The traditional way of solving
this was to embed descriptors in the text in a default language/script
and allow these descriptors to specify multilingual content. Typically
one would use different fonts to identify different languages and the application
would use the specified font to display portions of the text in a particular
language/script. This way, at least the display of multilingual information
was possible though it was still difficult to associate a code, i.e., a
character in the text with its language, unless the application kept track
of the context. Keeping track of the context requires that an application
should necessarily examine the text in the document from the beginning
to the current letter, for only then the language associated with the letter
could be ascertained without doubt.
The eight bit coding schemes,
the codes are typically in the range 32-127 though values above 128 are
also used. Since different characters from different languages are
assigned codes in the same range, identification of the language for a
given code is rather difficult unless the context is also specified. The
concept of the "character set" was precisely introduced for this purpose
so that each language/script could be identified through the name given
to the character set. The character set name would figure in the document
(in a default language) and thus the context could be established. This
is predominantly the method used in most word processor documents as well
as web pages displayed through web browsers.
Linguistic processing with
codes can proceed only when the language associated with the codes is known.
keeping track of the context of the language is cumbersome though not impossible.
idea behind Unicode is to present the language information associated with
each character code in a manner that an application can readily associate
the character with the particular language. Clearly, the need
to identify the set of languages/scripts which would qualify for processing
comes up first and Unicode first examined the different scripts used in
the writing systems of the world and provided a comprehensive set of codes
to cover most of the languages of importance. The rationale for this is
the following. Typically, the writing systems employ shapes or symbols
which are directly related to the alphabet and so by providing for the
script, one would also provide for the language or languages which use
the same script (though with minor variations). Majority of the languages
of the world could be handled this way including Japanese, Chinese and
Korean where literally twenty thousand or more shapes are required. Unicode
indeed set aside a very large range of numbers to cater to these.
The basic idea in Unicode
was to assign codes over a much larger range of numbers form 0 to nearly
65000. This large range would be apportioned to different languages/scripts
by assigning chunks of 128 consecutive numbers to each script which may
also include a group of special symbols.
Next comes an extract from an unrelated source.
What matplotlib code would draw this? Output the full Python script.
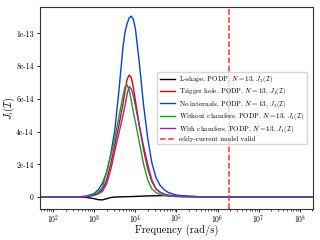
import numpy as np
import matplotlib
matplotlib.use('Agg')
import matplotlib.pyplot as plt
from matplotlib.ticker import FixedLocator, FixedFormatter

plt.rcParams['font.family'] = 'serif'
plt.rcParams['font.serif'] = ['cmr10', 'DejaVu Serif']
plt.rcParams['mathtext.fontset'] = 'cm'
plt.rcParams['axes.formatter.use_mathtext'] = True
plt.rcParams['axes.unicode_minus'] = False

# log10 of angular frequency (rad/s)
log_omega = [1.68, 2.0, 2.5, 2.8, 3.0, 3.1, 3.2, 3.3, 3.4, 3.5, 3.6, 3.7, 3.75, 3.8, 3.85,
             3.9, 3.95, 4.0, 4.1, 4.2, 4.3, 4.4, 4.5, 4.6, 4.7, 4.8, 5.0, 5.3, 5.6, 6.0,
             7.0, 8.32]

# J values, in units of 1e-14
l_shape = [0, 0, 0, -0.02, -0.1, -0.16, -0.17, -0.1, -0.03, 0.0, 0.01, 0.02, 0.02, 0.025, 0.03,
           0.03, 0.035, 0.04, 0.05, 0.06, 0.07, 0.075, 0.08, 0.085, 0.09, 0.09, 0.08, 0.05, 0.02, 0.01,
           0, 0]
trigger_hole = [0, 0, 0.005, 0.03, 0.12, 0.25, 0.45, 1.05, 2.0, 3.2, 4.4, 5.7, 6.5, 7.2, 7.45,
                7.3, 6.7, 5.9, 4.3, 2.9, 1.75, 0.95, 0.5, 0.3, 0.18, 0.11, 0.05, 0.02, 0.008, 0.003,
                0, 0]
no_internals = [0, 0, 0.01, 0.05, 0.22, 0.45, 0.85, 1.5, 2.6, 4.1, 6.5, 9.2, 10.1, 10.6, 10.95,
                11.05, 10.85, 10.3, 8.1, 5.6, 3.6, 2.1, 1.2, 0.72, 0.45, 0.28, 0.12, 0.04, 0.015, 0.005,
                0, 0]
without_chamfers = [0, 0, 0.005, 0.04, 0.15, 0.3, 0.6, 1.55, 2.5, 3.6, 4.9, 6.2, 6.75, 6.85, 6.5,
                    5.9, 5.2, 4.6, 3.3, 2.0, 1.05, 0.5, 0.28, 0.16, 0.1, 0.06, 0.03, 0.01, 0.005, 0,
                    0, 0]
with_chamfers = [0, 0, 0.004, 0.025, 0.1, 0.2, 0.35, 0.8, 1.65, 2.8, 3.9, 5.0, 5.6, 6.3, 6.75,
                 6.6, 6.2, 5.6, 4.3, 3.1, 2.0, 1.05, 0.5, 0.3, 0.18, 0.11, 0.05, 0.02, 0.008, 0.003,
                 0, 0]

model_limit = 1.9e6

labels = [r'L-shape, PODP, $N=13$, $J_2(\mathcal{I})$',
          r'Trigger hole, PODP, $N=13$, $J_1(\mathcal{I})$',
          r'No internals, PODP, $N=13$, $J_3(\mathcal{I})$',
          r'Without chamfers, PODP, $N=13$, $J_1(\mathcal{I})$',
          r'With chamfers, PODP, $N=13$, $J_1(\mathcal{I})$']
colors = ['black', '#e50000', '#0343df', '#1ea01e', '#8a2fb0']

omega = 10 ** np.array(log_omega)
series = [l_shape, trigger_hole, no_internals, without_chamfers, with_chamfers]

fig = plt.figure(figsize=(3.2, 2.4), dpi=100)
ax = fig.add_axes([0.125, 0.129, 0.853, 0.842])

for vals, c, lab in zip(series, colors, labels):
    ax.plot(omega, np.array(vals) * 1e-14, color=c, lw=1.0, label=lab)
ax.axvline(model_limit, color='#ff3030', ls='--', lw=1.1,
           label='eddy-current model valid')

ax.set_xscale('log')
ax.set_xticks([1e2, 1e3, 1e4, 1e5, 1e6, 1e7, 1e8])
ax.set_xlim(omega[0], omega[-1])

yt = [0, 2e-14, 4e-14, 6e-14, 8e-14, 1e-13]
ax.yaxis.set_major_locator(FixedLocator(yt))
ax.yaxis.set_major_formatter(FixedFormatter(['0', '2e-14', '4e-14', '6e-14', '8e-14', '1e-13']))

ax.tick_params(labelsize=5.5, width=0.6, length=2.5, pad=2)
ax.tick_params(axis='x', pad=0.5)
ax.tick_params(which='minor', width=0.5, length=1.5)
ax.set_xlabel('Frequency (rad/s)', fontsize=7.5)
ax.xaxis.set_label_coords(0.5, -0.078)
ax.set_ylabel(r'$J_i(\mathcal{I})$', fontsize=7.5)
ax.yaxis.set_label_coords(-0.085, 0.5)

for s in ax.spines.values():
    s.set_linewidth(0.8)
    s.set_color('#333333')

ax.legend(loc='center right', fontsize=5.0, handlelength=2.2, labelspacing=0.2,
          borderpad=0.35, handletextpad=0.6, framealpha=0.8, bbox_to_anchor=(0.99, 0.5))

fig.savefig('out.png', dpi=100)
The size of the alphabet in many
languages is much less than 50 and so this minimal range of 128 is quite
adequate even to cover additional symbols, punctuation etc..
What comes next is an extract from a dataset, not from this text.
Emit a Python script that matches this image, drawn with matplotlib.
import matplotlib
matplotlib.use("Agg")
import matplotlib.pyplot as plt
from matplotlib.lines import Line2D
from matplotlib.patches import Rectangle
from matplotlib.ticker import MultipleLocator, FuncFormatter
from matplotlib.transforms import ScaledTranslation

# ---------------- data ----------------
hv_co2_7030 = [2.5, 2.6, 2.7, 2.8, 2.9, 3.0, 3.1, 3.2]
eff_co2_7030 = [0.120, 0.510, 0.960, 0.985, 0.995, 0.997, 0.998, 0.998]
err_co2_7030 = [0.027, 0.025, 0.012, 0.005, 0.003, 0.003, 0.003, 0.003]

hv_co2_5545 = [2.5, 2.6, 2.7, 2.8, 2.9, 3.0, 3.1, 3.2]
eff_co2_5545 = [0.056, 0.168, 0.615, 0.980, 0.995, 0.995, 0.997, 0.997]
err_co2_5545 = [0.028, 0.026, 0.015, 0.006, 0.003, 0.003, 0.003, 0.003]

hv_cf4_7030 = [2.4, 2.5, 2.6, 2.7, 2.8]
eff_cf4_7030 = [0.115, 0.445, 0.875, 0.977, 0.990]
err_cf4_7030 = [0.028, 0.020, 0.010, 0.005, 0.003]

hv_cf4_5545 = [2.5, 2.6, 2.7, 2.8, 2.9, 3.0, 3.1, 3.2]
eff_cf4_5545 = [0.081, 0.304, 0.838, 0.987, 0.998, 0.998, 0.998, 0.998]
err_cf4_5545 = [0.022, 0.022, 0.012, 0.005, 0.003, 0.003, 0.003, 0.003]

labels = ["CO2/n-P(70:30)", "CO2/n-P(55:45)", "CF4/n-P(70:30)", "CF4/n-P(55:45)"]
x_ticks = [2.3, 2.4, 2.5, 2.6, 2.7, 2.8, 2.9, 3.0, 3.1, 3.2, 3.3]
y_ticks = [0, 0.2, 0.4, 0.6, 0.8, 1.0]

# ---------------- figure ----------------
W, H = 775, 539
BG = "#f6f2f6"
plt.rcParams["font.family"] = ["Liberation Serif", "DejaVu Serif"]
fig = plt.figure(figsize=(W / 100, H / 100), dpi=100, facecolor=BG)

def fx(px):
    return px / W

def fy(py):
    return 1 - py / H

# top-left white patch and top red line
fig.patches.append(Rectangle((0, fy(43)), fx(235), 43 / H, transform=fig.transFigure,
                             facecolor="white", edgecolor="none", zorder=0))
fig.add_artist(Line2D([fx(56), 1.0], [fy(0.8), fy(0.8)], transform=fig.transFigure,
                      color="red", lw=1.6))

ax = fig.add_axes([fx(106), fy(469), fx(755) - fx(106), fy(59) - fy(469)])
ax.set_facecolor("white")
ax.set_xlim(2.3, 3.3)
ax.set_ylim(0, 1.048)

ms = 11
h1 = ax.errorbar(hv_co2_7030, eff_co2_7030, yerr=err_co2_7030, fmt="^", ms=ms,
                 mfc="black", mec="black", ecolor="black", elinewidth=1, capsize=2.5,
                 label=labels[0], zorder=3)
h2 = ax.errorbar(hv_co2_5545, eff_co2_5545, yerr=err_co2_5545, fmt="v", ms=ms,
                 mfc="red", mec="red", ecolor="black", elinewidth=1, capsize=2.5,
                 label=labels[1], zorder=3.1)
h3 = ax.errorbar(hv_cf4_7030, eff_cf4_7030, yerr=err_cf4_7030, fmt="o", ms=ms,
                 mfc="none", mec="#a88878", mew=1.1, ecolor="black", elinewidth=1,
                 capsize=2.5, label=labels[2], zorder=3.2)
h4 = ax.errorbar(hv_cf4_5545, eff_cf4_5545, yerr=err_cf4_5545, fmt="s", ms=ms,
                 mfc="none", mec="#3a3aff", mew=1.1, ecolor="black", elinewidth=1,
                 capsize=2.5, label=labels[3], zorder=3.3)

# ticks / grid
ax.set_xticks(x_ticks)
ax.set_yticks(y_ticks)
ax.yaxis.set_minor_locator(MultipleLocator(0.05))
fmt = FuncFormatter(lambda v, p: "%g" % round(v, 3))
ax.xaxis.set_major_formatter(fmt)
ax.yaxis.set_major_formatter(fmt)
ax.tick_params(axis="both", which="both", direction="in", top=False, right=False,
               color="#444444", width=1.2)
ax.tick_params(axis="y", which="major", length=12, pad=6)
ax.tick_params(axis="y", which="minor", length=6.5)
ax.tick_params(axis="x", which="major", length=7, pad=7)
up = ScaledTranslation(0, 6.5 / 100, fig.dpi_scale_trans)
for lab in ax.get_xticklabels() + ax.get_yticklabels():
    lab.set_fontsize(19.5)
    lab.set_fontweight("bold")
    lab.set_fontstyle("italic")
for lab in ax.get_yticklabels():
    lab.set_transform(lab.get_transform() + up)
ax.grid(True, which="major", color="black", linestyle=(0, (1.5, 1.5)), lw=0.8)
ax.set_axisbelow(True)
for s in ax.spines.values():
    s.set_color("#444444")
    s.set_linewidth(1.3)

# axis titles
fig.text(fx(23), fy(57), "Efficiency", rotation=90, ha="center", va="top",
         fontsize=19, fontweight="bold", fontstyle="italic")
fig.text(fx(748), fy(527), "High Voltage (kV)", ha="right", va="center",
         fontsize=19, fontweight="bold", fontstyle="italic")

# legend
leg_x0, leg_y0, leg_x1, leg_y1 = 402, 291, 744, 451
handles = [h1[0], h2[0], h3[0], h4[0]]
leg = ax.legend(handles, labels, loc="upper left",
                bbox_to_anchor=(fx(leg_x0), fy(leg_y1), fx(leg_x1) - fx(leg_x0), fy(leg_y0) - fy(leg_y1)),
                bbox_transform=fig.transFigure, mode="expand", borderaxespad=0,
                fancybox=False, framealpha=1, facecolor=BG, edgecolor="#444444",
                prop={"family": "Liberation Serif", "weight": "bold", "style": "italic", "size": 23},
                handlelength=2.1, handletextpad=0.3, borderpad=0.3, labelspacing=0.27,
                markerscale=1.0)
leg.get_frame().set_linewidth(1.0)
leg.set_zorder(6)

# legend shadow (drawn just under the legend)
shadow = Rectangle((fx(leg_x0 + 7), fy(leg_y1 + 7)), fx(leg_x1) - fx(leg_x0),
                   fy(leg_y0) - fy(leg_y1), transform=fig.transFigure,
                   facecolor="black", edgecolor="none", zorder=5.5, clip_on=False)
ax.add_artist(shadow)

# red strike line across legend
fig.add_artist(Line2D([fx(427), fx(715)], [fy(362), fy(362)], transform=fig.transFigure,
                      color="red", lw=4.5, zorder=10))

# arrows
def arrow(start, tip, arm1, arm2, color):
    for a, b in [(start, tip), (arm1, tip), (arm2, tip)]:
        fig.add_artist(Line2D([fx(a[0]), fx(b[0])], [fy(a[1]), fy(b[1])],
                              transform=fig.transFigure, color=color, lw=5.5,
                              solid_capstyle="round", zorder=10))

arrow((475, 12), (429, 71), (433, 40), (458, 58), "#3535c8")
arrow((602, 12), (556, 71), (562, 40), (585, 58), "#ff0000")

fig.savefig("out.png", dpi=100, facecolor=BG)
of languages supported in the current version of Unicode (Version 3.2)
is given at the Unicode web site.
An important concept in Unicode
is that codes are assigned to a language on the basis of linguistic requirements.
Thus, for most languages of the world which use the letters of their alphabet
in the writing system, the linguistic requirement is basically satisfied
if all the letters are covered along with special symbols. Display of text
would proceed by identifying the letters through their assigned Unicode
values both in the input string and the displayed string, which for most
languages/scripts would be identical. Thus a Unicode font for a language
need incorporate only the glyphs corresponding to the letters of the alphabet
and the glyphs in the font would be identified with the same codes used
for the letters they represent.
As a concept, Unicode provides
for a very effective way of dealing with multilingual information both
in respect of text display and linguistic processing. Unfortunately, we
encounter special problems with languages which use syllabic writing systems
where the shapes of the displayed text may not bear a one to one relationship
with the letters of the alphabet. In other words, for those languages of
the world where the writing system employed displays syllables, the one
one relationship between the letters of the alphabet and the displayed
shape does not apply. The languages of the South Asian region as well as
the Semitic languages like Hebrew, Arabic, Persian etc., typically employ
the syllabic writing system. Unicode assignment for these languages does
meet the basic linguistic requirements. However, the issue of display or
text rendering has to be addressed separately for these languages.